At least 70 people were killed and 35 injured when an Iranian Boeing 727 passenger plane crashed in bad weather in northwestern Iran yesterday, the head of the Iranian Red Crescent said.
Mahmoud Mozafar said many of the injured were in a bad condition. He said 106 people - 12 crew members and 94 passengers - were on board the Iran Air plane when it crashed. Another Red Crescent official told the state news agency IRNA, that the "death toll is expected to increase."
Relatives of people aboard gathered at Tehran's Mehrabad airport to get information from authorities, a Reuters cameraman said.
Earlier, Iranian media gave different accounts of the number of people on board the plane, which some officials said crashed just before landing at the airport in the city of Urumiyeh, located about 1,000km northwest of the capital in a mountainous area near the border with Turkey.

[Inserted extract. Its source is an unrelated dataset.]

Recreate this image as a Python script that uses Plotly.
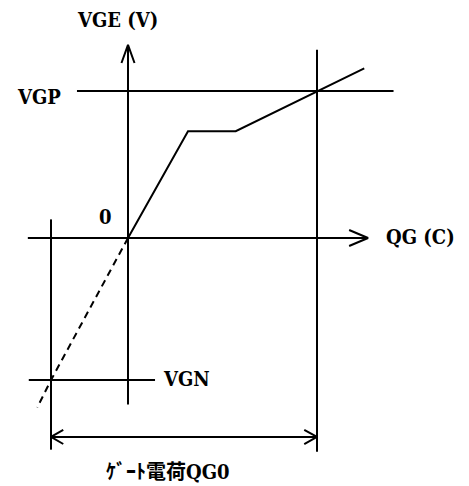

One official said 50 people were rescued and that rescue operations were being hampered by snow and fog in the area.
State television showed footage of the wreckage of the plane, which appeared to have broken into several sections on impact. Huge gaps were torn in the fuselage, parts of which were open to the night air as snow fell.
A spokesman for Iran's national airline, Iran Air, told the semi-official Mehr news agency that two children were among the passengers. State television said the Iran Air plane was en route from Tehran to Urumiyeh.
Iran has suffered a string of crashes in the past few decades. US sanctions against Iran have prevented it from buying new aircraft or spare parts from the West.
The last major air crash in Iran was in July 2009 when a Caspian Airlines Tupolev aircraft bound for Armenia caught fire in mid-air and crashed into farmland near the city of Qazvin, killing all 168 people on board.
One of the country's worst air accidents happened in February 2003 when an Iranian Ilyushin-76 troop carrier crashed in southeast Iran, killing all 276 Revolutionary Guard soldiers and crew aboard.